The air strikes, carried out by 14 F-16 and F-4 fighter-bombers, hit camps and other installations run by the PKK, which is designated as a terrorist organisation by Turkey and its Western allies, the military said in a statement carried by local media.
It is the first such operation against PKK bases in Iraq since February 18, when the air force launched raids in retaliation for a suicide bombing in Ankara that killed 29 people, which Turkey blamed on Kurdish rebels.
The Ankara attack, which targeted a convoy of five buses carrying army staff, was claimed by the Kurdistan Freedom Falcons (TAK), who have been linked to the PKK.
Turkey has in recent months waged an all-out assault on the PKK, which launched an insurgency against the Turkish state in 1984, fighting for greater autonomy and rights for the country’s largest ethnic minority.

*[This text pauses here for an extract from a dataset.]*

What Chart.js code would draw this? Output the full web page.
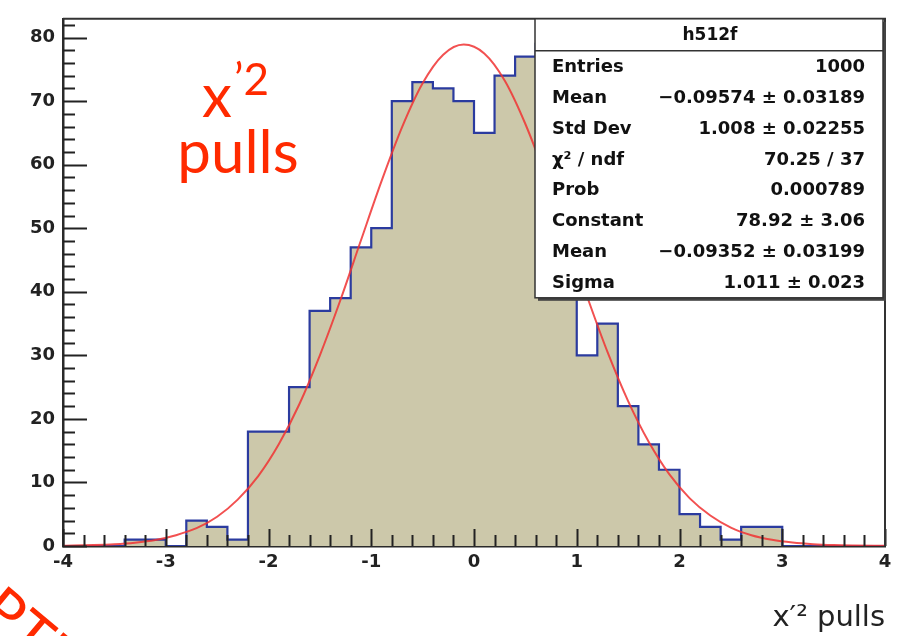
<!DOCTYPE html>
<html><head><meta charset="utf-8">
<script src="https://cdn.jsdelivr.net/npm/chart.js@4/dist/chart.umd.min.js"></script>
<style>html,body{margin:0;padding:0;background:#fff;} canvas{display:block;}</style>
</head><body>
<canvas id="c" width="908" height="636"></canvas>
<script>
// ---- data ----
const binLowEdges = [-4.0,-3.8,-3.6,-3.4,-3.2,-3.0,-2.8,-2.6,-2.4,-2.2,-2.0,-1.8,-1.6,-1.4,-1.2,-1.0,-0.8,-0.6,-0.4,-0.2,0.0,0.2,0.4,0.6,0.8,1.0,1.2,1.4,1.6,1.8,2.0,2.2,2.4,2.6,2.8,3.0,3.2,3.4,3.6,3.8];
const binHighEdge = 4.0;
const binCounts = [0,0,0,1,1,0,4,3,1,18,18,25,37,39,47,50,70,73,72,70,65,74,77,79,46,30,35,22,16,12,5,3,1,3,3,0,0,0,0,0];
const fitX = [-4.0,-3.9,-3.7,-3.5,-3.3,-3.1,-2.9,-2.7,-2.5,-2.3,-2.1,-1.9,-1.7,-1.5,-1.3,-1.1,-0.9,-0.7,-0.5,-0.3,-0.1,0.1,0.3,0.5,0.7,0.9,1.1,1.3,1.5,1.7,1.9,2.1,2.3,2.5,2.7,2.9,3.1,3.3,3.5,3.7,3.9,4.0];
const fitY = [0.05,0.07,0.14,0.27,0.52,0.95,1.7,2.8,4.6,7.3,11.0,16.0,22.3,30.0,38.7,48.1,57.4,65.9,72.8,77.3,78.9,77.5,73.2,66.4,58.0,48.7,39.3,30.5,22.8,16.4,11.3,7.5,4.8,2.9,1.7,0.98,0.54,0.28,0.14,0.07,0.03,0.02];
const xTickLabels = ['-4','-3','-2','-1','0','1','2','3','4'];
const yTickLabels = ['0','10','20','30','40','50','60','70','80'];
const histName = 'h512f';
const statLabels = ['Entries','Mean','Std Dev','\u03C7\u00B2 / ndf','Prob','Constant','Mean','Sigma'];
const statValues = ['1000','\u22120.09574 \u00B1 0.03189','1.008 \u00B1 0.02255','70.25 / 37','0.000789','78.92 \u00B1 3.06','\u22120.09352 \u00B1 0.03199','1.011 \u00B1 0.023'];
const xTitle = 'x\u2032\u00B2 pulls';
const noteLine1 = 'x';
const noteSup = '\u20192';
const noteLine2 = 'pulls';
const noteFragment = 'OPTI';

// ---- build ----
const histPoints = binLowEdges.map((x, i) => ({x: x, y: binCounts[i]}));
histPoints.push({x: binHighEdge, y: 0});
const fitPoints = fitX.map((x, i) => ({x: x, y: fitY[i]}));

const labelFont = {family: "'DejaVu Sans'", size: 18, weight: 'bold'};

const rootStyle = {
  id: 'rootStyle',
  afterDraw(chart) {
    const {ctx, chartArea: a, scales} = chart;
    const x = scales.x, y = scales.y;
    ctx.save();
    // inward tick marks
    ctx.strokeStyle = '#222';
    ctx.lineWidth = 2;
    ctx.beginPath();
    const nx = Math.round((x.max - x.min) / 0.2);
    for (let k = 0; k <= nx; k++) {
      const px = Math.round(x.getPixelForValue(x.min + k * 0.2)) + 0.5;
      const len = (k % 5 === 0) ? 17 : 11;
      ctx.moveTo(px, a.bottom);
      ctx.lineTo(px, a.bottom - len);
    }
    for (let k = 0; k * 2 <= y.max; k++) {
      const py = Math.round(y.getPixelForValue(k * 2)) + 0.5;
      const len = (k % 5 === 0) ? 24 : 12;
      ctx.moveTo(a.left, py);
      ctx.lineTo(a.left + len, py);
    }
    ctx.stroke();
    // frame top and right
    ctx.strokeStyle = '#333';
    ctx.lineWidth = 2;
    ctx.beginPath();
    ctx.moveTo(a.left, a.top);
    ctx.lineTo(a.right, a.top);
    ctx.lineTo(a.right, a.bottom);
    ctx.stroke();

    // stats box
    const bx1 = a.right - 2, by0 = a.top, bx0 = bx1 - 348, by1 = by0 + 279;
    ctx.fillStyle = '#444';
    ctx.fillRect(bx0 + 3, by0 + 3, bx1 - bx0, by1 - by0);
    ctx.fillStyle = '#fff';
    ctx.fillRect(bx0, by0, bx1 - bx0, by1 - by0);
    ctx.strokeStyle = '#333';
    ctx.lineWidth = 1.5;
    ctx.strokeRect(bx0, by0, bx1 - bx0, by1 - by0);
    const sep = by0 + 32;
    ctx.beginPath();
    ctx.moveTo(bx0, sep); ctx.lineTo(bx1, sep);
    ctx.stroke();
    ctx.fillStyle = '#111';
    ctx.font = "bold 17px 'DejaVu Sans'";
    ctx.textBaseline = 'middle';
    ctx.textAlign = 'center';
    ctx.fillText(histName, (bx0 + bx1) / 2 + 1, by0 + 17);
    const rowH = (by1 - sep) / statLabels.length;
    ctx.font = "bold 18px 'DejaVu Sans'";
    statLabels.forEach((lab, i) => {
      const cy = sep + rowH * (i + 0.5) + 1;
      ctx.textAlign = 'left';
      ctx.fillText(lab, bx0 + 17, cy);
      ctx.textAlign = 'right';
      ctx.fillText(statValues[i], bx1 - 18, cy);
    });

    // red annotation
    ctx.fillStyle = '#ff2a00';
    ctx.textBaseline = 'alphabetic';
    ctx.textAlign = 'left';
    ctx.font = "60px Lato";
    ctx.fillText(noteLine1, 202, 117);
    ctx.font = "44px Lato";
    ctx.fillText(noteSup, 234, 95);
    ctx.font = "60px Lato";
    ctx.textAlign = 'center';
    ctx.fillText(noteLine2, 238, 173);
    // clipped fragment at bottom-left
    ctx.save();
    ctx.translate(-60, 585);
    ctx.rotate(40 * Math.PI / 180);
    ctx.textAlign = 'left';
    ctx.font = "60px Lato";
    ctx.fillText(noteFragment, 0, 0);
    ctx.restore();
    ctx.restore();
  }
};

new Chart(document.getElementById('c'), {
  type: 'line',
  data: {
    datasets: [
      {
        label: 'fit',
        data: fitPoints,
        borderColor: 'rgba(240,50,50,0.85)',
        borderWidth: 2,
        pointRadius: 0,
        fill: false,
        cubicInterpolationMode: 'monotone'
      },
      {
        label: histName,
        data: histPoints,
        stepped: 'before',
        borderColor: '#2b3b9f',
        borderWidth: 2.2,
        backgroundColor: '#ccc8aa',
        fill: 'origin',
        pointRadius: 0,
        tension: 0
      }
    ]
  },
  options: {
    responsive: false,
    animation: false,
    devicePixelRatio: 1,
    layout: {padding: {left: 0, top: 14, right: 23, bottom: 0}},
    plugins: {legend: {display: false}, tooltip: {enabled: false}, title: {display: false}},
    scales: {
      x: {
        type: 'linear', min: -4, max: 4, z: 1,
        afterFit(s) { s.height = 90; },
        grid: {display: false, drawTicks: false},
        border: {display: true, color: '#2a2a2a', width: 2.5},
        ticks: {
          stepSize: 1, includeBounds: false, autoSkip: false, maxRotation: 0,
          padding: 6, color: '#222', font: labelFont,
          callback: (v, i) => xTickLabels[i]
        },
        title: {
          display: true, text: xTitle, align: 'end', color: '#222',
          font: {family: "'DejaVu Sans'", size: 29},
          padding: {top: 0, bottom: 0}
        }
      },
      y: {
        type: 'linear', min: 0, max: 82.95, z: 1,
        afterFit(s) { s.width = 63; },
        grid: {display: false, drawTicks: false},
        border: {display: true, color: '#2a2a2a', width: 2.5},
        ticks: {
          stepSize: 10, includeBounds: false, autoSkip: false,
          padding: 8, color: '#222', font: labelFont,
          callback: (v, i) => yTickLabels[i]
        }
      }
    }
  },
  plugins: [rootStyle]
});
</script>
</body></html>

After more than two years of ceasefire, deadly clashes restarted last year between security forces and rebels in the Kurdish-dominated southeast.
Last month Turkey carried out artillery bombardments on Kurdish fighters in Syria and threatened to extend the action to include air strikes.
Turkey targeted the People’s Protection Units (YPG) militia, which it considers to be a terror group linked to the PKK despite support for the group from Ankara’s ally Washington.